# GIVEN DATA

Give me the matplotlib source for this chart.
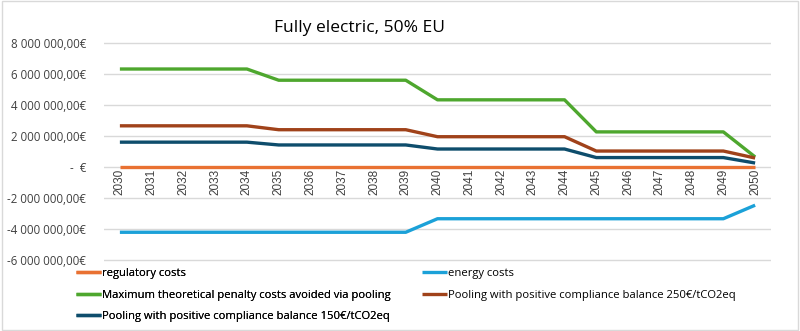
import numpy as np
import matplotlib.pyplot as plt
from matplotlib.patches import Rectangle
from matplotlib.ticker import FuncFormatter

plt.rcParams['font.family'] = ['Open Sans', 'DejaVu Sans']

years = [str(y) for y in range(2030, 2051)]

regulatory = [0.0] * 21
energy = [-4.19e6] * 10 + [-3.32e6] * 10 + [-2.45e6]
max_penalty = [6.30e6] * 5 + [5.58e6] * 5 + [4.32e6] * 5 + [2.26e6] * 5 + [0.65e6]
pool_250 = [2.65e6] * 5 + [2.40e6] * 5 + [1.95e6] * 5 + [1.03e6] * 5 + [0.58e6]
pool_150 = [1.60e6] * 5 + [1.42e6] * 5 + [1.16e6] * 5 + [0.61e6] * 5 + [0.26e6]

series = [
    ('regulatory costs', regulatory, '#E97132'),
    ('energy costs', energy, '#1BA1D8'),
    ('Maximum theoretical penalty costs avoided via pooling', max_penalty, '#4EA72E'),
    ('Pooling with positive compliance balance 250€/tCO2eq', pool_250, '#A0421A'),
    ('Pooling with positive compliance balance 150€/tCO2eq', pool_150, '#0E4D6C'),
]

fig = plt.figure(figsize=(8, 3.31), dpi=100)
ax = fig.add_axes([104/800, 1 - 262/331, (771-104)/800, (262-41)/331])

x = np.arange(len(years))
for label, vals, col in series:
    ax.plot(x, vals, color=col, linewidth=2.4, label=label, solid_capstyle='butt')

ax.set_xlim(-0.5, len(years) - 0.5)
ax.set_ylim(-6.1e6, 8.1e6)
ax.set_yticks(np.arange(-6e6, 8.1e6, 2e6))


def euro(v, pos):
    if abs(v) < 1:
        return '-  €'
    s = f'{abs(v):,.2f}'.replace(',', ' ').replace('.', ',')
    return ('-' if v < 0 else '') + s + '€'


ax.yaxis.set_major_formatter(FuncFormatter(euro))
ax.tick_params(axis='y', length=0, labelsize=8.3, pad=13, colors='#404040')
ax.grid(axis='y', color='#d9d9d9', linewidth=1)
ax.set_axisbelow(True)
for sp in ax.spines.values():
    sp.set_visible(False)

# year labels sit just under the zero line
ax.set_xticks([])
for xi, yr in zip(x, years):
    ax.text(xi, -0.12e6, yr, rotation=90, ha='center', va='top', fontsize=8.5,
            family=['Liberation Sans', 'DejaVu Sans'], color='#404040')

fig.text(0.45, 0.915, 'Fully electric, 50% EU', ha='center', va='center', fontsize=12.5, color='#000000')

handles, labels = ax.get_legend_handles_labels()
leg_kw = dict(loc='upper left', frameon=False, fontsize=8.1, handlelength=2.2,
              handletextpad=0.1, labelspacing=0.95, borderaxespad=0, borderpad=0)
left = fig.legend([handles[i] for i in (0, 2, 4)], [labels[i] for i in (0, 2, 4)],
                  bbox_to_anchor=(76/800, 1 - 268/331), **leg_kw)
fig.legend([handles[i] for i in (1, 3)], [labels[i] for i in (1, 3)],
           bbox_to_anchor=(422/800, 1 - 268/331), **leg_kw)
fig.add_artist(left)

fig.patches.append(Rectangle((0.002, 0.004), 0.996, 0.992, transform=fig.transFigure,
                             fill=False, edgecolor='#d9d9d9', linewidth=1))

fig.savefig('out.png', dpi=100, facecolor='white')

# YOUR INSTRUCTIONS
Restate the whole listing above exactly, please, omitting every image.

# RESULT
Give me the matplotlib source for this chart.
import numpy as np
import matplotlib.pyplot as plt
from matplotlib.patches import Rectangle
from matplotlib.ticker import FuncFormatter

plt.rcParams['font.family'] = ['Open Sans', 'DejaVu Sans']

years = [str(y) for y in range(2030, 2051)]

regulatory = [0.0] * 21
energy = [-4.19e6] * 10 + [-3.32e6] * 10 + [-2.45e6]
max_penalty = [6.30e6] * 5 + [5.58e6] * 5 + [4.32e6] * 5 + [2.26e6] * 5 + [0.65e6]
pool_250 = [2.65e6] * 5 + [2.40e6] * 5 + [1.95e6] * 5 + [1.03e6] * 5 + [0.58e6]
pool_150 = [1.60e6] * 5 + [1.42e6] * 5 + [1.16e6] * 5 + [0.61e6] * 5 + [0.26e6]

series = [
    ('regulatory costs', regulatory, '#E97132'),
    ('energy costs', energy, '#1BA1D8'),
    ('Maximum theoretical penalty costs avoided via pooling', max_penalty, '#4EA72E'),
    ('Pooling with positive compliance balance 250€/tCO2eq', pool_250, '#A0421A'),
    ('Pooling with positive compliance balance 150€/tCO2eq', pool_150, '#0E4D6C'),
]

fig = plt.figure(figsize=(8, 3.31), dpi=100)
ax = fig.add_axes([104/800, 1 - 262/331, (771-104)/800, (262-41)/331])

x = np.arange(len(years))
for label, vals, col in series:
    ax.plot(x, vals, color=col, linewidth=2.4, label=label, solid_capstyle='butt')

ax.set_xlim(-0.5, len(years) - 0.5)
ax.set_ylim(-6.1e6, 8.1e6)
ax.set_yticks(np.arange(-6e6, 8.1e6, 2e6))


def euro(v, pos):
    if abs(v) < 1:
        return '-  €'
    s = f'{abs(v):,.2f}'.replace(',', ' ').replace('.', ',')
    return ('-' if v < 0 else '') + s + '€'


ax.yaxis.set_major_formatter(FuncFormatter(euro))
ax.tick_params(axis='y', length=0, labelsize=8.3, pad=13, colors='#404040')
ax.grid(axis='y', color='#d9d9d9', linewidth=1)
ax.set_axisbelow(True)
for sp in ax.spines.values():
    sp.set_visible(False)

# year labels sit just under the zero line
ax.set_xticks([])
for xi, yr in zip(x, years):
    ax.text(xi, -0.12e6, yr, rotation=90, ha='center', va='top', fontsize=8.5,
            family=['Liberation Sans', 'DejaVu Sans'], color='#404040')

fig.text(0.45, 0.915, 'Fully electric, 50% EU', ha='center', va='center', fontsize=12.5, color='#000000')

handles, labels = ax.get_legend_handles_labels()
leg_kw = dict(loc='upper left', frameon=False, fontsize=8.1, handlelength=2.2,
              handletextpad=0.1, labelspacing=0.95, borderaxespad=0, borderpad=0)
left = fig.legend([handles[i] for i in (0, 2, 4)], [labels[i] for i in (0, 2, 4)],
                  bbox_to_anchor=(76/800, 1 - 268/331), **leg_kw)
fig.legend([handles[i] for i in (1, 3)], [labels[i] for i in (1, 3)],
           bbox_to_anchor=(422/800, 1 - 268/331), **leg_kw)
fig.add_artist(left)

fig.patches.append(Rectangle((0.002, 0.004), 0.996, 0.992, transform=fig.transFigure,
                             fill=False, edgecolor='#d9d9d9', linewidth=1))

fig.savefig('out.png', dpi=100, facecolor='white')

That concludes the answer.